Así como sus virtudes con la pelota lo llevaron a ser único, diferente y, a juicio de buena parte de la prensa y la opinión pública mundial, el más grande futbolista de todos los tiempos, Diego Armando Maradona también era un ser absolutamente distinto a lo normal fuera de la cancha. No hay quien atesore o comparta alguna anécdota personal con “El Diez” que sería de difícil credibilidad si el protagonista no fuese otro que él. Enumerar o explayarse sobre esas historias de vida reales sería inmiscuirse en un libro lleno de sorpresas, admiración, magia y fantasía a la enésima potencia.
Cual superhéroe de historietas, “El Diego” todo lo podía y lo pudo, y si no que lo testifiquen los Tifossi del Nápoli, una ciudad que cayó rendida a sus píes, o todos los argentinos que lo vieron brillar como ningún otro con la celeste y blanca en el pecho. Tampoco podemos excluir de la lista a los hinchas de Argentinos Juniors -el club que lo vio nacer-, Barcelona, Sevilla, Newell's Old Boys y Boca, todas las camisetas que él, “el hijo de Dios”, vistió durante sus 21 años de carrera profesional. Ni a las instituciones donde se calzó el buzo de DT, ese con el que pisó una cancha de fútbol por última vez, semanas atrás, justo en el día de su cumpleaños número sesenta.
Y si a cualquier futbolista que le tocó compartir una cancha con él, ya sea compañero o rival, recordará el momento como “inolvidable”, quienes lo frecuentaron en la vida cotidiana también quedaron subyugados por su áurea, su magnetismo y esa fidelidad absoluta a una forma de ser.
Diego difícilmente se olvidaba de alguien si lo cruzó alguna vez en su camino, y el repertorio de sus ocurrencias asomaba con la misma velocidad con la que se deshacía de un rival en el césped. Afable, cálido y compinche si su olfato sensorial se lo sugería, los excesos opacaron muchas de sus jornadas esplendorosas.
Cuántos secretos protegerá con legitimidad absoluta Guillermo Coppola (72) sobre la vida íntima de Diego, tanto de los que se pueden contar como de los que no. Su retiro de las canchas, celebrado con un partido de despedida en la Bombonera, en noviembre de 2001, pero efectivizado en octubre de 1997 durante un River-Boca en el Monumental, fue el comienzo de una ciénaga que, poco a poco, lo fue atrapando en sus redes. Su faceta de Director Técnico lo rescató de la oscuridad en varias oportunidades, aunque el golpe de la eliminación argentina, en Sudáfrica 2010, fue una afrenta de compleja digestión.

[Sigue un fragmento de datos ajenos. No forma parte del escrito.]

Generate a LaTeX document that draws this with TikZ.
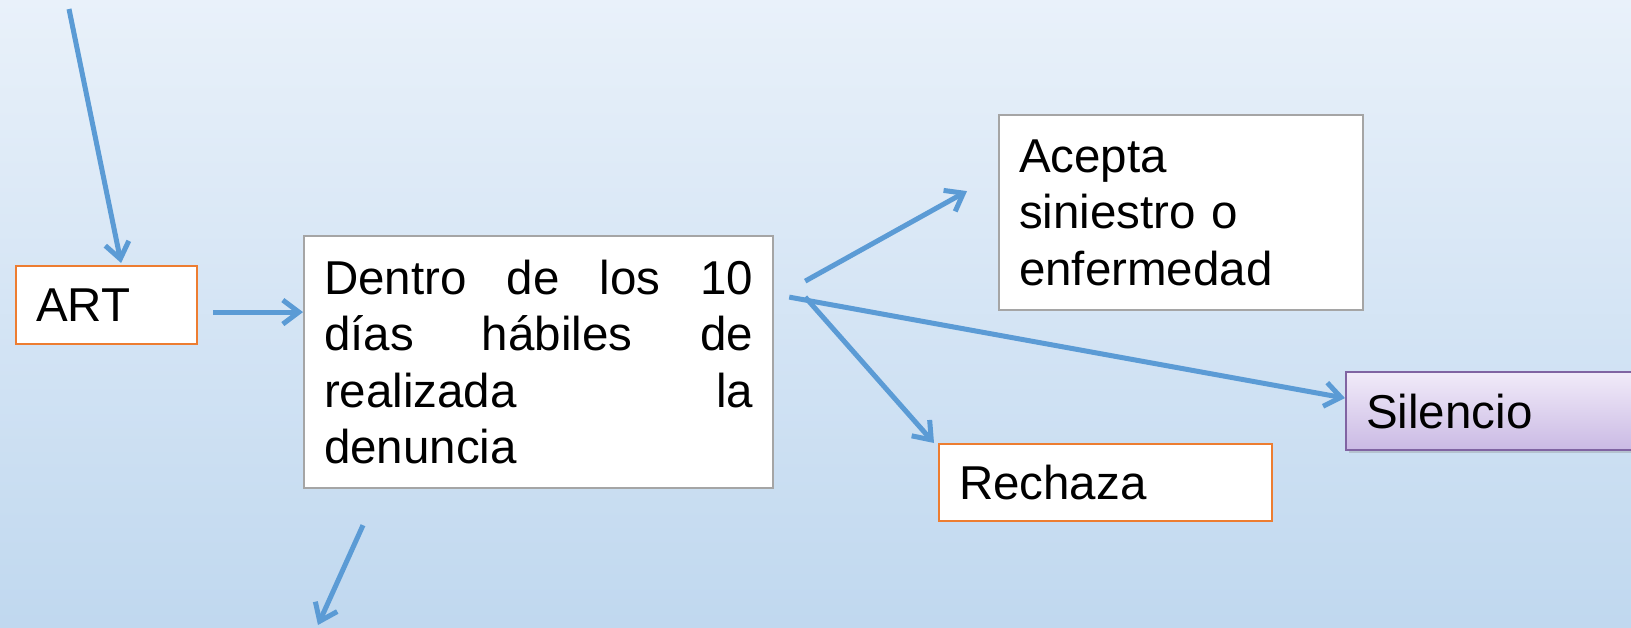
\documentclass[tikz,border=0pt]{standalone}
\usepackage{fontspec}
\setmainfont{Liberation Sans}
\usetikzlibrary{positioning,arrows.meta,shadows}

\definecolor{bgtop}{RGB}{233,241,250}
\definecolor{bgbot}{RGB}{192,216,239}
\definecolor{linkblue}{RGB}{91,155,213}
\definecolor{boxorange}{RGB}{237,125,49}
\definecolor{boxgray}{RGB}{165,165,165}
\definecolor{silborder}{RGB}{128,100,162}
\definecolor{siltop}{RGB}{241,235,249}
\definecolor{silbot}{RGB}{202,186,228}

% one justified line of the box text (words split by \hfill)
\newcommand{\jline}[1]{\makebox[214.5pt]{#1}}

\tikzstyle{box_base} = [draw,
						line width=1.1pt,
						fill=white,
						inner xsep=10pt,
						inner ysep=0pt,
						align=left,
						anchor=north west,
						font=\fontsize{23.75pt}{28.25pt}\selectfont]
\tikzstyle{box_gray} = [box_base,
						draw=boxgray]
\tikzstyle{box_orange} = [box_base,
						  draw=boxorange]
\tikzstyle{box_purple} = [box_base,
						  draw=silborder,
						  top color=siltop,
						  bottom color=silbot,
						  drop shadow={shadow xshift=1.5pt,
						  			   shadow yshift=-1.5pt,
						  			   opacity=.3}]
\tikzstyle{link} = [draw=linkblue,
					line width=2.5pt,
					-{Straight Barb[length=8pt,width=12pt]}]

\begin{document}
\begin{tikzpicture}[x=0.5pt,y=-0.5pt]

	\useasboundingbox (0,0) rectangle (1631,627);
	\shade[top color=bgtop,bottom color=bgbot] (0,0) rectangle (1631,627);
	\clip (0,0) rectangle (1631,627);

	%%%%%%%%%
	% BOXES %
	%%%%%%%%%
	\node[box_orange, text width=70.5pt, minimum height=39pt] (art) at (15,265) {ART};
	\node[box_gray, text width=214.5pt, minimum height=126pt] (den) at (303,235)
		{\jline{Dentro\hfill de\hfill los\hfill 10}\\
		 \jline{días\hfill hábiles\hfill de}\\
		 \jline{realizada\hfill la}\\
		 denuncia};
	\node[box_gray, text width=162pt, minimum height=97.5pt] (acp) at (998,114)
		{Acepta\\siniestro o\\enfermedad};
	\node[box_orange, text width=146.5pt, minimum height=38.5pt] (rech) at (938,443) {Rechaza};
	\node[box_purple, text width=150pt, minimum height=39pt] (sil) at (1345,371) {Silencio};

	%%%%%%%%%%
	% ARROWS %
	%%%%%%%%%%
	\coordinate (topin) at (69,9);
	\coordinate (artout) at ([xshift=7.5pt,yshift=-3.5pt]art.east);
	\coordinate (denout) at (318,625);

	\draw[link] (topin) -- ([xshift=7.25pt,yshift=1pt]art.north);
	\draw[link] (artout) -- (artout -| den.west);
	\draw[link] ([xshift=15.5pt,yshift=40.5pt]den.east) -- ([xshift=-15.5pt,yshift=10.75pt]acp.west);
	\draw[link] ([xshift=7.5pt,yshift=32.5pt]den.east) -- ([yshift=6.5pt]sil.west);
	\draw[link] ([xshift=15.5pt,yshift=32.5pt]den.east) -- ([xshift=-2pt]rech.north west);
	\draw[link] ([xshift=30pt,yshift=-18pt]den.south west) -- (denout);

\end{tikzpicture}
\end{document}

Un sinfín de personajes, entre oportunistas y quienes lo quisieron de verdad, lo acompañaron por una hoja de ruta tan vertiginosa como incierta y cambiante. Nadie de ese entorno era capaz de decirle que “no” a Maradona cuando la obsecuencia lo seducía, y su familia pasó a ser parte de una simbiótica relación de”amor-odio”.
Enfrentado jurídicamente con la mujer de su vida, Claudia Villafañe, fueron sus hijas, esas “nenas” a las que siempre invocó en sus juramentos, las que más bregaron en los últimos años por recuperar a su padre. Dalma (33) y Gianinna Maradona (31) crecieron con el convencimiento de ser las únicas herederas del astro, pero el tiempo las fue distribuyendo dentro de una línea sucesoria que siempre dio lugar a una sorpresa más.
Oficialmente, el ex futbolista reconoció a otros tres herederos: Diego Sinagra Maradona (32), fruto de su relación en Napoli con Cristiana Sinagra; Jana Maradona (24), producto de su romance con la moza Valeria Sabalain, y Diego Fernando Maradona (7), concebido con quien fue una de sus parejas más convincentes, Verónica Ojeda. Además, durante los cinco años que vivió en Cuba, entre el 200 y el 2005, Diego habría sido el padre de tres hijos de dos madres diferentes, aunque sus identidades nunca fueron validadas por el “Diez”.
Una vida personal intensa que tuvo como última compañera a la futbolista Rocío Oliva, quien después de separarse decidió reclamarle dinero a modo de indemnización legal. De Rocío se distanció a fines del año pasado, y en el presente año, su corazón se tomó un respiro aún más con la llegada de la socavante pandemia.
Si los años lo fueron haciendo cada vez más inmortal, sus recientes problemas de salud parecían formar parte de una historia conocida que siempre decantaba en “final feliz”. Sólo quienes estaban al tanto de los últimos acontecimientos se guardaban un lugar para la preocupación. Hasta que el hechizo se rompió. Su corazón dijo basta y, más allá de lo que digan las autopsias, sufrió las consecuencias de tanta revolución. La mortalidad aún no tiene remedio, y el hijo de Dios se encargó de confirmar que nunca lo tendrá.